ERP System Design:
Tearing down information silos

 

The Brief

The client internally developed an ERP system to manage the workflow of its global network of kitchens, or units. The system had become antiquated and some units had adopted third party systems to accommodate their workflow rather than operate entirely within the client’s internal solution. 

They had the need to standardize these units under a single, more flexible ERP system that could be catered to the unique workflows of its units while remaining centralized.

The Research

Approaching an ERP system from a research side poised an interesting problem in and of itself. With such a massive amount of functionality to work through, I used small, targeted user sessions were performed to collect requirements and build up the user stories and personas required to approach this from a user's perspective. These sessions took place throughout the duration of the project as we took on new areas of functionality. One section in particular that provided an excellent opportunity to demonstrate the value of a user-centered experience was their vendor interface. In the existing interface, the vendor module showed sporadic information on its surface. Recursive menus hid valuable information related to the vendor and it was difficult for a user to see any open orders that the company had with that vendor. 

A dated layout gave little indication to user as to the vital details of the vendor they were currently viewing.

A dated layout gave little indication to user as to the vital details of the vendor they were currently viewing.

Recursive menus hid extremely valuable information, namely connected products and vendor incidents. 

Recursive menus hid extremely valuable information, namely connected products and vendor incidents. 

An immediate need was to do a complete valuation of the elements within the section. Card sorting exercises with users who spent a large portion of time within this section helped gather valuable information and led to insights where the interface could be drastically improved upon. With a considerable amount of overlap between users who are involved with editing/viewing vendor information and those who are involved with purchasing, I saw a large amount of users who would flip between these two modules while performing their daily tasks.

The Execution

Recognizing that a dashboard for the vendor page would save these users valuable time in their search for vendor related details, I used the data collected in the research phase to learn what details the users are searching for within a typical session. The users wanted to know what products are connected to the vendor, what orders they have through them and the order details, and any incidents related to previous orders with the vendor.
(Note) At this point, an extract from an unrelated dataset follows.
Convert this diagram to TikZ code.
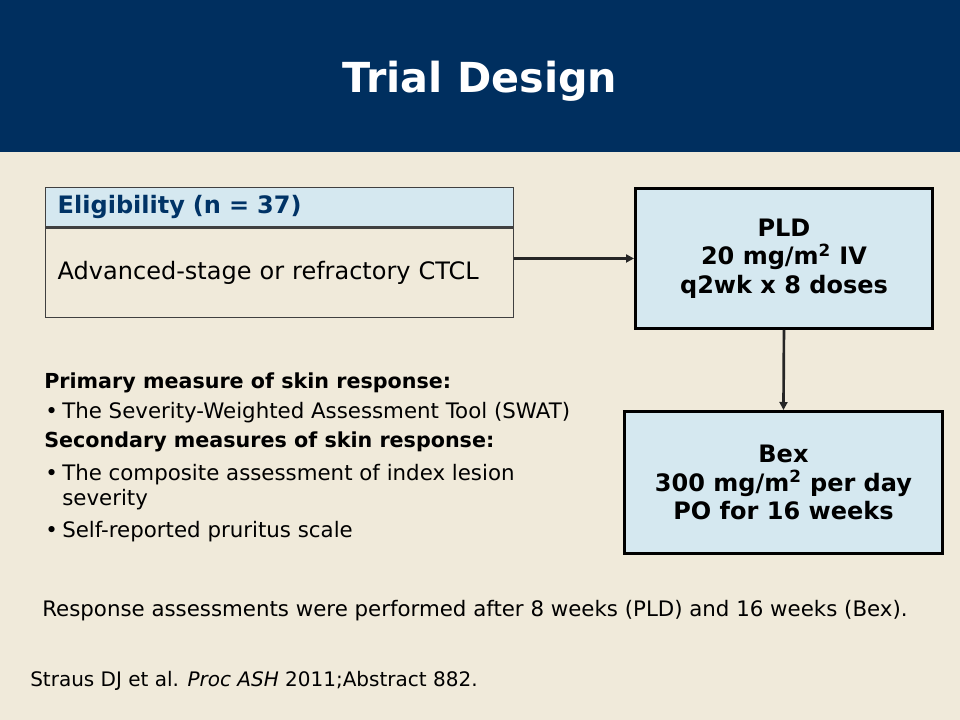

These details would then allow the user to quickly jump from the vendor to the related details should they wish.

Though a dashboard was not a client-defined requirement for this section, the opportunity called for a solution that spanned multiple information silos and collected them in a single page where the user can can quickly access them and move on to their next task.


The Result

In our user sessions revealing the updated vendor module, users were extremely excited in the ease of use of the updated interface. Frequent users reported a time-savings upwards of 20% throughout the time spent within this section. Further review sessions showed users frequently referencing all portions of the dashboard in their daily tasks. The dashboard exercise occurred toward the beginning of the project and established a precedent of approaching each new area of functionality with a fresh way of thinking.